=== Recorded information ===
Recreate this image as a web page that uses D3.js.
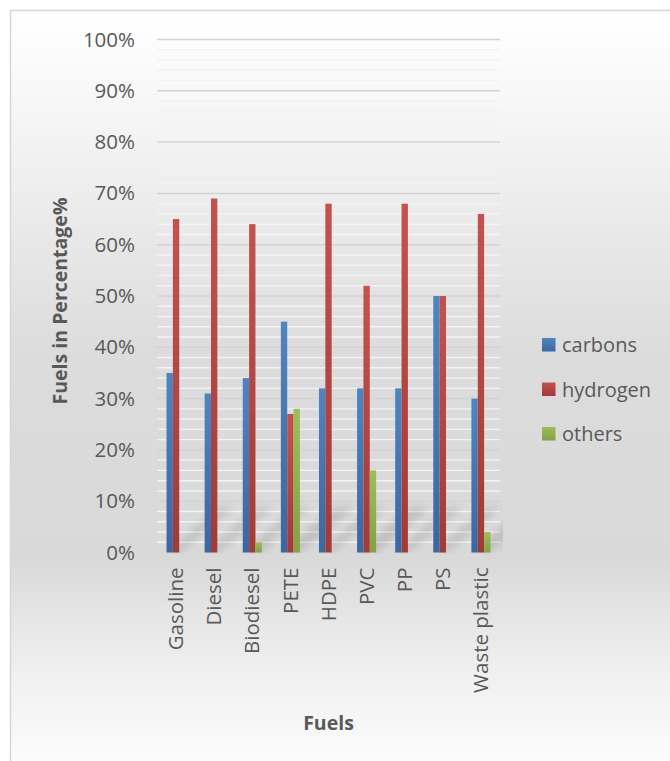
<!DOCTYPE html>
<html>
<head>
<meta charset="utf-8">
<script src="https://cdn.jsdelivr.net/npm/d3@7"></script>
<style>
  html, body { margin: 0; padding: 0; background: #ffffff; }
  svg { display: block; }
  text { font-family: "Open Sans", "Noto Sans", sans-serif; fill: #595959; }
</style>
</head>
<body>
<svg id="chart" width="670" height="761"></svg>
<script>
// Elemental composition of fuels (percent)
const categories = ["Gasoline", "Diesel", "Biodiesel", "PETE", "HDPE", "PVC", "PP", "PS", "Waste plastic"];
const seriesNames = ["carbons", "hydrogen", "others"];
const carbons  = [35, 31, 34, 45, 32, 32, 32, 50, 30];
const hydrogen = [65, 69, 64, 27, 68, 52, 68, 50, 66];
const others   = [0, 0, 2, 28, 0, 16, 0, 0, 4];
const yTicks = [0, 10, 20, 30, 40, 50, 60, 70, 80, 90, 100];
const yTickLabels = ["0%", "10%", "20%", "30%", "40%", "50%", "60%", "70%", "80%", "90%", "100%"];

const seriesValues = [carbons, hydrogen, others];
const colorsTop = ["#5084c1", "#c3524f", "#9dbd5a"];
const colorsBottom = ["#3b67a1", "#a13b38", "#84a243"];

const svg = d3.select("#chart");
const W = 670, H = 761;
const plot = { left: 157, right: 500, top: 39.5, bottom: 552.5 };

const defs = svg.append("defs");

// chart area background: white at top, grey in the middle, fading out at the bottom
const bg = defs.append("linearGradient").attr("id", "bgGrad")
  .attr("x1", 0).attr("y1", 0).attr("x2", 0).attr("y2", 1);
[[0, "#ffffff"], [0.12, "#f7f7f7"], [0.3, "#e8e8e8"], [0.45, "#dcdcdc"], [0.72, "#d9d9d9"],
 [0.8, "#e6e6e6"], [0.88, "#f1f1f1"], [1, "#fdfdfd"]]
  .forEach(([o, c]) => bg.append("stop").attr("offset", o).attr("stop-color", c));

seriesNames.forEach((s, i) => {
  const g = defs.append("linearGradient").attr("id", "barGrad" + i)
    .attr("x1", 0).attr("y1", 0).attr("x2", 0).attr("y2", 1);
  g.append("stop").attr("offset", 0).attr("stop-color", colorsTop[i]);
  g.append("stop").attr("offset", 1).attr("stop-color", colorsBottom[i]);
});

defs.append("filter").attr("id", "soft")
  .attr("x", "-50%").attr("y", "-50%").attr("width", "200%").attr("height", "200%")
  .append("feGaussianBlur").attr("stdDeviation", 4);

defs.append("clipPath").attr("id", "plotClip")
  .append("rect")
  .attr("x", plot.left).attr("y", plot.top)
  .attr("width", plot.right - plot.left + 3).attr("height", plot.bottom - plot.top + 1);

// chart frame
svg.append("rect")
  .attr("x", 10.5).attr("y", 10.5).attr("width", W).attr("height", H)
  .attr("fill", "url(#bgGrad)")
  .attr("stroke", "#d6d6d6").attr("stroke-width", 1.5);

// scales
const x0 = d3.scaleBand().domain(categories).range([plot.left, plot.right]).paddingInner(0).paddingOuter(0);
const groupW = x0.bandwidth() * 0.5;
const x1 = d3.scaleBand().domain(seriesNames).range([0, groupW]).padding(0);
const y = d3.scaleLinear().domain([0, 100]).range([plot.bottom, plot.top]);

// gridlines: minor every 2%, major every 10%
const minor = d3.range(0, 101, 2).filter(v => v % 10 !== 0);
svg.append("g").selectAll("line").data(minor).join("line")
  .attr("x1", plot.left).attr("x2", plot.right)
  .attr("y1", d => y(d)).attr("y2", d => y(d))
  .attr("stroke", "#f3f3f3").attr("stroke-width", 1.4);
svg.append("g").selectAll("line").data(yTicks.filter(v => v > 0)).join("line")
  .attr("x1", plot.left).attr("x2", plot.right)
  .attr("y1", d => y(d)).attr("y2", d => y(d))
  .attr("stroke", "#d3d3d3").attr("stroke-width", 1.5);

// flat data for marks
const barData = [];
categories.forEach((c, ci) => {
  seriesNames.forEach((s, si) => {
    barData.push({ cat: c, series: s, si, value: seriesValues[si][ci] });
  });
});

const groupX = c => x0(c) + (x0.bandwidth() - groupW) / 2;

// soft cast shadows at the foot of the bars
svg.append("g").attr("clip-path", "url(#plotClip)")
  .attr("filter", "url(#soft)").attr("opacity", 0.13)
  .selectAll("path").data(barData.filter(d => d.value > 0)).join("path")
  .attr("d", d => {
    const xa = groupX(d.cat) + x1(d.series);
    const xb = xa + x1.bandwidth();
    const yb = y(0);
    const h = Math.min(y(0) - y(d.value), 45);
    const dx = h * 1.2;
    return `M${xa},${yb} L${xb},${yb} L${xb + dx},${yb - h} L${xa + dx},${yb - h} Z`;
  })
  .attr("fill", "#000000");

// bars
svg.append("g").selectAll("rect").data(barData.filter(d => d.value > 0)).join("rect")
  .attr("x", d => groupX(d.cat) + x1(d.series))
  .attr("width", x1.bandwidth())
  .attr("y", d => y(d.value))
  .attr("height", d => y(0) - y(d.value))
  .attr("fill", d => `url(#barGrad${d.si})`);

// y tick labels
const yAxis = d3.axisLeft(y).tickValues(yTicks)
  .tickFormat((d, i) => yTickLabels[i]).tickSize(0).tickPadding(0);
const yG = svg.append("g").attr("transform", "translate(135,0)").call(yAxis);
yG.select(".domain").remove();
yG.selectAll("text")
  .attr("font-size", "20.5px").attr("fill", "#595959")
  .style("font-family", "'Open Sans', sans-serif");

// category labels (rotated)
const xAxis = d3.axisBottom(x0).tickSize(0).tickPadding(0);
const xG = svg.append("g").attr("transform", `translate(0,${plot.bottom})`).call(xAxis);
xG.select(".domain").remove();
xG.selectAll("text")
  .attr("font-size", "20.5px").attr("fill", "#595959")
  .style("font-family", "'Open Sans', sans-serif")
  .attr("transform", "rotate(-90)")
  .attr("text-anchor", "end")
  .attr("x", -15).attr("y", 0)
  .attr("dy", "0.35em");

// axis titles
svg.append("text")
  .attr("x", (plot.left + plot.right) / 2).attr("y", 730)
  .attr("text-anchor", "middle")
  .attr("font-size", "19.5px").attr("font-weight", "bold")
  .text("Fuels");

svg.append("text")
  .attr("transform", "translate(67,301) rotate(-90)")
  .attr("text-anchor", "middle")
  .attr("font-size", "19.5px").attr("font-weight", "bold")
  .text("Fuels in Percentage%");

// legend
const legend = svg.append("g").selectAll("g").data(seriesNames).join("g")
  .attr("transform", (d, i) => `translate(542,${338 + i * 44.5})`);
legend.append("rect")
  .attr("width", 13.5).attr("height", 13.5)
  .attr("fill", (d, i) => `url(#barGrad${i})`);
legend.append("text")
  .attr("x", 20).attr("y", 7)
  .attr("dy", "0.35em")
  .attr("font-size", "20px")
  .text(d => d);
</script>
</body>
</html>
===
## [Given task]
Without the pictures, copy the material exactly as given.

## [Answer for the task]
Recreate this image as a web page that uses D3.js.
<!DOCTYPE html>
<html>
<head>
<meta charset="utf-8">
<script src="https://cdn.jsdelivr.net/npm/d3@7"></script>
<style>
  html, body { margin: 0; padding: 0; background: #ffffff; }
  svg { display: block; }
  text { font-family: "Open Sans", "Noto Sans", sans-serif; fill: #595959; }
</style>
</head>
<body>
<svg id="chart" width="670" height="761"></svg>
<script>
// Elemental composition of fuels (percent)
const categories = ["Gasoline", "Diesel", "Biodiesel", "PETE", "HDPE", "PVC", "PP", "PS", "Waste plastic"];
const seriesNames = ["carbons", "hydrogen", "others"];
const carbons  = [35, 31, 34, 45, 32, 32, 32, 50, 30];
const hydrogen = [65, 69, 64, 27, 68, 52, 68, 50, 66];
const others   = [0, 0, 2, 28, 0, 16, 0, 0, 4];
const yTicks = [0, 10, 20, 30, 40, 50, 60, 70, 80, 90, 100];
const yTickLabels = ["0%", "10%", "20%", "30%", "40%", "50%", "60%", "70%", "80%", "90%", "100%"];

const seriesValues = [carbons, hydrogen, others];
const colorsTop = ["#5084c1", "#c3524f", "#9dbd5a"];
const colorsBottom = ["#3b67a1", "#a13b38", "#84a243"];

const svg = d3.select("#chart");
const W = 670, H = 761;
const plot = { left: 157, right: 500, top: 39.5, bottom: 552.5 };

const defs = svg.append("defs");

// chart area background: white at top, grey in the middle, fading out at the bottom
const bg = defs.append("linearGradient").attr("id", "bgGrad")
  .attr("x1", 0).attr("y1", 0).attr("x2", 0).attr("y2", 1);
[[0, "#ffffff"], [0.12, "#f7f7f7"], [0.3, "#e8e8e8"], [0.45, "#dcdcdc"], [0.72, "#d9d9d9"],
 [0.8, "#e6e6e6"], [0.88, "#f1f1f1"], [1, "#fdfdfd"]]
  .forEach(([o, c]) => bg.append("stop").attr("offset", o).attr("stop-color", c));

seriesNames.forEach((s, i) => {
  const g = defs.append("linearGradient").attr("id", "barGrad" + i)
    .attr("x1", 0).attr("y1", 0).attr("x2", 0).attr("y2", 1);
  g.append("stop").attr("offset", 0).attr("stop-color", colorsTop[i]);
  g.append("stop").attr("offset", 1).attr("stop-color", colorsBottom[i]);
});

defs.append("filter").attr("id", "soft")
  .attr("x", "-50%").attr("y", "-50%").attr("width", "200%").attr("height", "200%")
  .append("feGaussianBlur").attr("stdDeviation", 4);

defs.append("clipPath").attr("id", "plotClip")
  .append("rect")
  .attr("x", plot.left).attr("y", plot.top)
  .attr("width", plot.right - plot.left + 3).attr("height", plot.bottom - plot.top + 1);

// chart frame
svg.append("rect")
  .attr("x", 10.5).attr("y", 10.5).attr("width", W).attr("height", H)
  .attr("fill", "url(#bgGrad)")
  .attr("stroke", "#d6d6d6").attr("stroke-width", 1.5);

// scales
const x0 = d3.scaleBand().domain(categories).range([plot.left, plot.right]).paddingInner(0).paddingOuter(0);
const groupW = x0.bandwidth() * 0.5;
const x1 = d3.scaleBand().domain(seriesNames).range([0, groupW]).padding(0);
const y = d3.scaleLinear().domain([0, 100]).range([plot.bottom, plot.top]);

// gridlines: minor every 2%, major every 10%
const minor = d3.range(0, 101, 2).filter(v => v % 10 !== 0);
svg.append("g").selectAll("line").data(minor).join("line")
  .attr("x1", plot.left).attr("x2", plot.right)
  .attr("y1", d => y(d)).attr("y2", d => y(d))
  .attr("stroke", "#f3f3f3").attr("stroke-width", 1.4);
svg.append("g").selectAll("line").data(yTicks.filter(v => v > 0)).join("line")
  .attr("x1", plot.left).attr("x2", plot.right)
  .attr("y1", d => y(d)).attr("y2", d => y(d))
  .attr("stroke", "#d3d3d3").attr("stroke-width", 1.5);

// flat data for marks
const barData = [];
categories.forEach((c, ci) => {
  seriesNames.forEach((s, si) => {
    barData.push({ cat: c, series: s, si, value: seriesValues[si][ci] });
  });
});

const groupX = c => x0(c) + (x0.bandwidth() - groupW) / 2;

// soft cast shadows at the foot of the bars
svg.append("g").attr("clip-path", "url(#plotClip)")
  .attr("filter", "url(#soft)").attr("opacity", 0.13)
  .selectAll("path").data(barData.filter(d => d.value > 0)).join("path")
  .attr("d", d => {
    const xa = groupX(d.cat) + x1(d.series);
    const xb = xa + x1.bandwidth();
    const yb = y(0);
    const h = Math.min(y(0) - y(d.value), 45);
    const dx = h * 1.2;
    return `M${xa},${yb} L${xb},${yb} L${xb + dx},${yb - h} L${xa + dx},${yb - h} Z`;
  })
  .attr("fill", "#000000");

// bars
svg.append("g").selectAll("rect").data(barData.filter(d => d.value > 0)).join("rect")
  .attr("x", d => groupX(d.cat) + x1(d.series))
  .attr("width", x1.bandwidth())
  .attr("y", d => y(d.value))
  .attr("height", d => y(0) - y(d.value))
  .attr("fill", d => `url(#barGrad${d.si})`);

// y tick labels
const yAxis = d3.axisLeft(y).tickValues(yTicks)
  .tickFormat((d, i) => yTickLabels[i]).tickSize(0).tickPadding(0);
const yG = svg.append("g").attr("transform", "translate(135,0)").call(yAxis);
yG.select(".domain").remove();
yG.selectAll("text")
  .attr("font-size", "20.5px").attr("fill", "#595959")
  .style("font-family", "'Open Sans', sans-serif");

// category labels (rotated)
const xAxis = d3.axisBottom(x0).tickSize(0).tickPadding(0);
const xG = svg.append("g").attr("transform", `translate(0,${plot.bottom})`).call(xAxis);
xG.select(".domain").remove();
xG.selectAll("text")
  .attr("font-size", "20.5px").attr("fill", "#595959")
  .style("font-family", "'Open Sans', sans-serif")
  .attr("transform", "rotate(-90)")
  .attr("text-anchor", "end")
  .attr("x", -15).attr("y", 0)
  .attr("dy", "0.35em");

// axis titles
svg.append("text")
  .attr("x", (plot.left + plot.right) / 2).attr("y", 730)
  .attr("text-anchor", "middle")
  .attr("font-size", "19.5px").attr("font-weight", "bold")
  .text("Fuels");

svg.append("text")
  .attr("transform", "translate(67,301) rotate(-90)")
  .attr("text-anchor", "middle")
  .attr("font-size", "19.5px").attr("font-weight", "bold")
  .text("Fuels in Percentage%");

// legend
const legend = svg.append("g").selectAll("g").data(seriesNames).join("g")
  .attr("transform", (d, i) => `translate(542,${338 + i * 44.5})`);
legend.append("rect")
  .attr("width", 13.5).attr("height", 13.5)
  .attr("fill", (d, i) => `url(#barGrad${i})`);
legend.append("text")
  .attr("x", 20).attr("y", 7)
  .attr("dy", "0.35em")
  .attr("font-size", "20px")
  .text(d => d);
</script>
</body>
</html>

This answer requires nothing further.